If Seiner's children aren't interested in following in his footsteps, his son-in-law certainly is.
“He's a good guy, respected by the management team and ready to take over as I prepare for my future,” he says of Hemmersmeier, who began working for Seiner 19 years ago as a salesman and now is executive general manager of the operation.
“I truly believe Chris will grow this business,” Seiner says.
Years ago, he gave his son-in-law an envelope containing $1,000. “I told him, ‘If you ever feel I cheated you, repay yourself, let me know and I'll put another $1,000 in.’ He's never been back to me for that.”
Hemmersmeir holds a computer engineering degree from Northwestern University in Chicago. Selling cars was “scary at first,” he says. “But I did well and was well trained.”
He admires Seiner's passion for the business as well as his keen attention to it. “I learned a lot from Jerry. No.1 is how to manage by the numbers, by making sure your percentages and grosses are in line.”

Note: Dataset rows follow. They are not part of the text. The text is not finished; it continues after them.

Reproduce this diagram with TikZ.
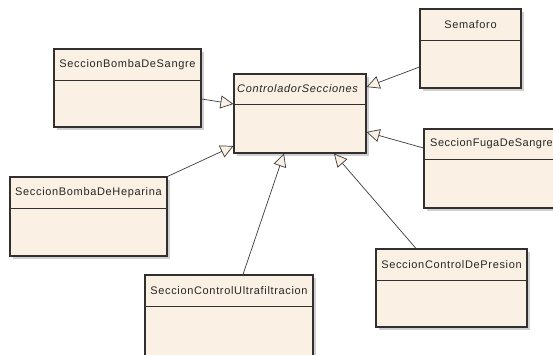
\documentclass[tikz,border=0pt]{standalone}
\usepackage{fontspec}
\setmainfont{Liberation Sans}
\newfontfamily\umlfont[LetterSpace=6]{Liberation Sans}
\newfontfamily\umlfontnarrow[LetterSpace=4.5]{Liberation Sans}
\usetikzlibrary{arrows.meta,shadows,calc}
\definecolor{clsfill}{RGB}{250,240,227}
\definecolor{clsdraw}{RGB}{50,48,46}
\definecolor{linecol}{RGB}{60,60,60}
\tikzset{
  cls/.style={draw=clsdraw, line width=1.1pt, fill=clsfill, inner sep=0pt,
    drop shadow={shadow xshift=2.5pt, shadow yshift=-2.5pt, fill=black!30, opacity=0.6}},
  divline/.style={draw=clsdraw, line width=0.9pt},
  clstext/.style={font=\umlfont\fontsize{11}{13}\selectfont, text=black!85, inner sep=0pt},
  gen/.style={draw=linecol, line width=0.7pt,
    -{Triangle[length=13pt, width=13pt, fill=clsfill, line width=0.7pt]}},
}
\newcommand{\umlclass}[7]{%
  \node[cls, minimum width={#4-#2}, minimum height={#5-#3}] (#1) at ({(#2+#4)/2},{(#3+#5)/2}) {};
  \draw[divline] (#2,#6) -- (#4,#6);
  \node[clstext] (#1-name) at ({(#2+#4)/2},{(#3+#6)/2}) {#7};
}
\begin{document}
\begin{tikzpicture}[x=1pt, y=-1pt]
\useasboundingbox (0,0) rectangle (553,354);
\clip (0,0) rectangle (553,354);
\fill[white] (0,0) rectangle (553,354);
% classes
\umlclass{bs}{54}{49}{201}{127}{80}{SeccionBombaDeSangre}
\node[cls, minimum width=132, minimum height=79] (ctl) at (300,113.5) {};
\draw[divline] (234,104) -- (366,104);
\node[clstext, anchor=west, font=\umlfont\itshape\fontsize{11}{13}\selectfont] (ctl-name) at (237,89) {ControladorSecciones};
\umlclass{sem}{420}{9}{521}{88}{40}{Semaforo}
\node[cls, minimum width=152, minimum height=79] (fuga) at (500,168.5) {};
\draw[divline] (424,159) -- (576,159);
\node[clstext, anchor=west, font=\umlfontnarrow\fontsize{11}{13}\selectfont] (fuga-name) at (430,144) {SeccionFugaDeSangre};
\umlclass{hep}{10}{177}{167}{256}{208}{SeccionBombaDeHeparina}
\umlclass{uf}{145}{275}{313}{356}{306}{SeccionControlUltrafiltracion}
\umlclass{pre}{376}{249}{527}{327}{280}{SeccionControlDePresion}
% generalizations
\draw[gen] ([yshift=-18.5pt]sem.west) -- ([yshift=26.5pt]ctl.east);
\draw[gen] ([yshift=20.5pt]fuga.west) -- ([yshift=-18.5pt]ctl.east);
\draw[gen] ([yshift=-11pt]bs.east) -- ([yshift=9.5pt]ctl.west);
\draw[gen] (hep.north east) -- ([yshift=-32.5pt]ctl.west);
\draw[gen] ([xshift=14pt]uf.north) -- ([xshift=-16pt]ctl.south);
\draw[gen] ([xshift=-35.5pt]pre.north) -- ([xshift=34pt]ctl.south);
\end{tikzpicture}
\end{document}
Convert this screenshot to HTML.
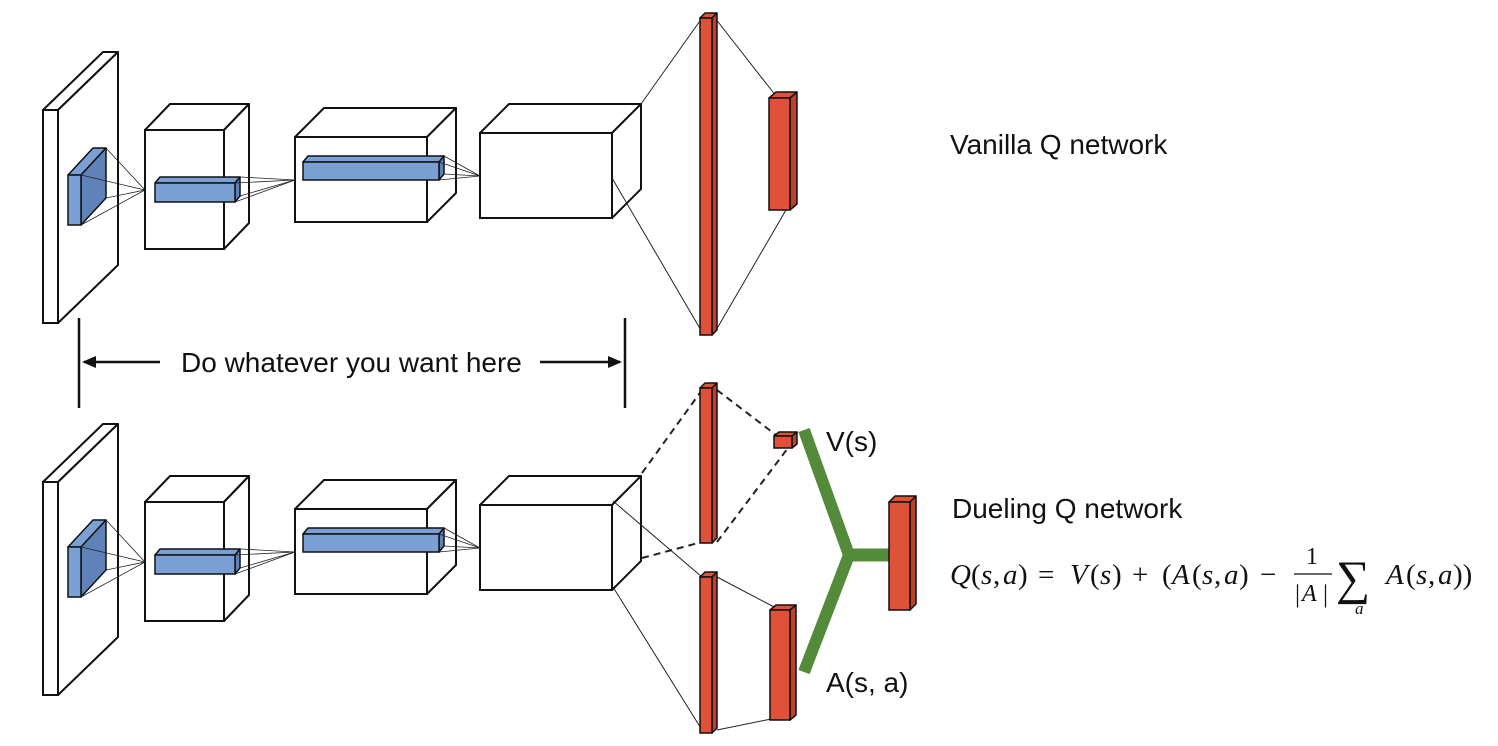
<!DOCTYPE html>
<html><head><meta charset="utf-8"><style>
html,body{margin:0;padding:0;background:#fff;}
svg{display:block;}
text.t{font-family:"Liberation Sans",sans-serif;fill:#111;font-size:28px;}
text.m{font-family:"Liberation Serif","DejaVu Serif",serif;font-size:29px;fill:#111;}
text.i{font-style:italic;}
</style></head><body>
<svg id="s" width="1498" height="746" viewBox="0 0 1498 746" xmlns="http://www.w3.org/2000/svg">
<g id="g"></g>
<text class="t" x="950" y="154">Vanilla Q network</text>
<text class="t" x="952" y="518">Dueling Q network</text>
<text class="t" x="826" y="451">V(s)</text>
<text class="t" x="826" y="692">A(s, a)</text>
<text class="t" x="181" y="372">Do whatever you want here</text>
<g stroke="#111" stroke-width="2.5" fill="none">
<line x1="79" y1="318" x2="79" y2="408"/><line x1="625" y1="318" x2="625" y2="408"/>
<line x1="84" y1="362" x2="160" y2="362"/><line x1="540" y1="362" x2="620" y2="362"/>
</g>
<polygon points="82,362 96,356 96,368" fill="#111"/>
<polygon points="622,362 608,356 608,368" fill="#111"/>
<text class="m i" x="950" y="584">Q</text>
<text class="m" x="971" y="584">(</text>
<text class="m i" x="981" y="584">s</text>
<text class="m" x="993" y="584">,</text>
<text class="m i" x="1003" y="584">a</text>
<text class="m" x="1018" y="584">)</text>
<text class="m" x="1038" y="584">=</text>
<text class="m i" x="1070" y="584">V</text>
<text class="m" x="1090" y="584">(</text>
<text class="m i" x="1100" y="584">s</text>
<text class="m" x="1112" y="584">)</text>
<text class="m" x="1132" y="584">+</text>
<text class="m" x="1162" y="584">(</text>
<text class="m i" x="1172" y="584">A</text>
<text class="m" x="1192" y="584">(</text>
<text class="m i" x="1202" y="584">s</text>
<text class="m" x="1214" y="584">,</text>
<text class="m i" x="1224" y="584">a</text>
<text class="m" x="1239" y="584">)</text>
<text class="m" x="1260" y="584">−</text>
<text class="m" x="1306" y="564" style="font-size:24px">1</text>
<line x1="1294" y1="574" x2="1332" y2="574" stroke="#111" stroke-width="1.3"/>
<text class="m" x="1295" y="602" style="font-size:25px">|</text>
<text class="m i" x="1302" y="601" style="font-size:24px">A</text>
<text class="m" x="1323" y="602" style="font-size:25px">|</text>
<text class="m" x="1336" y="594" style="font-size:48px">∑</text>
<text class="m i" x="1355" y="614" style="font-size:17px">a</text>
<text class="m i" x="1386" y="584">A</text>
<text class="m" x="1406" y="584">(</text>
<text class="m i" x="1416" y="584">s</text>
<text class="m" x="1428" y="584">,</text>
<text class="m i" x="1438" y="584">a</text>
<text class="m" x="1453" y="584">))</text>
</svg>
<script>
var g=document.getElementById('g'),NS="http://www.w3.org/2000/svg";
function el(t,a){var e=document.createElementNS(NS,t);for(var k in a)e.setAttribute(k,a[k]);g.appendChild(e);return e;}
function box(x1,y1,x2,y2,dx,dy,f,fs,sw){
 sw=sw||2;
 el('polygon',{points:[x1,y1,x1+dx,y1-dy,x2+dx,y1-dy,x2,y1].join(' '),fill:f,stroke:'#111','stroke-width':sw,'stroke-linejoin':'round'});
 el('polygon',{points:[x2,y1,x2+dx,y1-dy,x2+dx,y2-dy,x2,y2].join(' '),fill:fs,stroke:'#111','stroke-width':sw,'stroke-linejoin':'round'});
 el('rect',{x:x1,y:y1,width:x2-x1,height:y2-y1,fill:f,stroke:'#111','stroke-width':sw});
}
function ln(a,b,c,d,w,dash){var o={x1:a,y1:b,x2:c,y2:d,stroke:'#222','stroke-width':w||1};if(dash)o['stroke-dasharray']=dash;el('line',o);}
var B='#7aa0d4',BS='#5f82b8',R='#e0513a',RS='#c0402c',W='#fff';
function row(s){
 box(43,110+s,58,323+s,60,58,W,W);
 box(145,130+s,224,249+s,25,26,W,W);
 box(295,137+s,427,222+s,29,29,W,W);
 box(480,133+s,612,218+s,29,29,W,W);
 box(68,175+s,81,225+s,25,27,B,BS,1.5);
 [[106,148],[106,198],[81,175],[81,225]].forEach(function(p){ln(p[0],p[1]+s,145,190+s,0.8);});
 box(155,183+s,235,202+s,5,6,B,BS,1.5);
 [[240,177],[240,196],[235,183],[235,202]].forEach(function(p){ln(p[0],p[1]+s,295,180+s,0.8);});
 box(303,162+s,439,180+s,5,6,B,BS,1.5);
 [[444,156],[444,174],[439,162],[439,180]].forEach(function(p){ln(p[0],p[1]+s,480,176+s,0.8);});
}
row(0);row(372);
ln(641,104,702,18);ln(612,178,702,332);
ln(715,18,776,96);ln(715,332,786,210);
box(700,18,712,335,5,5,R,RS,1.5);
box(769,98,790,210,7,6,R,RS,1.5);
ln(642,473,702,390,2,'7,5');ln(642,558,702,542,2,'7,5');
ln(717,390,776,435,2,'7,5');ln(717,542,788,448,2,'7,5');
ln(613,501,702,577);ln(613,587,702,730);
ln(717,577,776,608);ln(717,730,776,718);
box(700,388,712,543,5,5,R,RS,1.5);
box(774,436,792,448,5,4,R,RS,1.5);
box(700,577,712,733,5,5,R,RS,1.5);
box(770,610,790,720,6,5,R,RS,1.5);
el('polyline',{points:'804,430 849,555 804,672',fill:'none',stroke:'#548b3a','stroke-width':12,'stroke-linejoin':'miter'});
el('line',{x1:845,y1:555,x2:890,y2:555,stroke:'#548b3a','stroke-width':13});
box(889,502,910,610,6,6,R,RS,1.5);
</script>
</body></html>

Hemmersmeir sees his strong suit as executing business strategies. He is more low-profile than Seiner, who enjoys a notoriety around town.
“Jerry is so well-known in Salt Lake City,” he says. “People will come up to him in places like the airport and say, ‘Hey, it's the GM Guy.’”
Because of that association, Seiner's name was taken off his import outlets. He says, “We changed the name when someone said, ‘I didn't know GM made Kias.”
So Seiner Kia and Nissan became Christopher Kia and Christopher Nissan, Hemmersmeir's first-name namesakes.
Seiner's relationship with GM has put him on the auto maker's senior advisory board for 16 years. He's on a first-name basis with top executives. He still has former CEO Richard Wagoner's cell phone number on his contact list.
He doesn't fault GM for downsizing its operation and reducing dealerships ranks as part of its post-bankruptcy reorganization plan.
“GM had to right its ship, and everyone had to make sacrifices, and did,” he says. “There needed to be a massive change, but it was amazing how many people thought they should be excluded.”
Seiner is contemplating what to do with his Hummer store that anchors the south end of his main dealership complex off busy Interstate 15. The vacant structure might become a truck center.
Despite the troubles it has seen, he thinks GM has a bright future, and he's impressed with new products, such as the Chevrolet Equinox, Chevrolet Camaro and Buick LaCrosse.
“I drive a LaCrosse, and it's beautifully put together,” Seiner says. “I've been asked four or five times how I like my Lexus. And I can't say enough about Cadillac these days.”
A few times during an interview, Seiner says: “I don't know what I don't know.” But he seems sure of a few things.
“I'm the luckiest guy in the world. I've got my health. I've got a great family. And, despite the turmoil of last year, I've got my business.”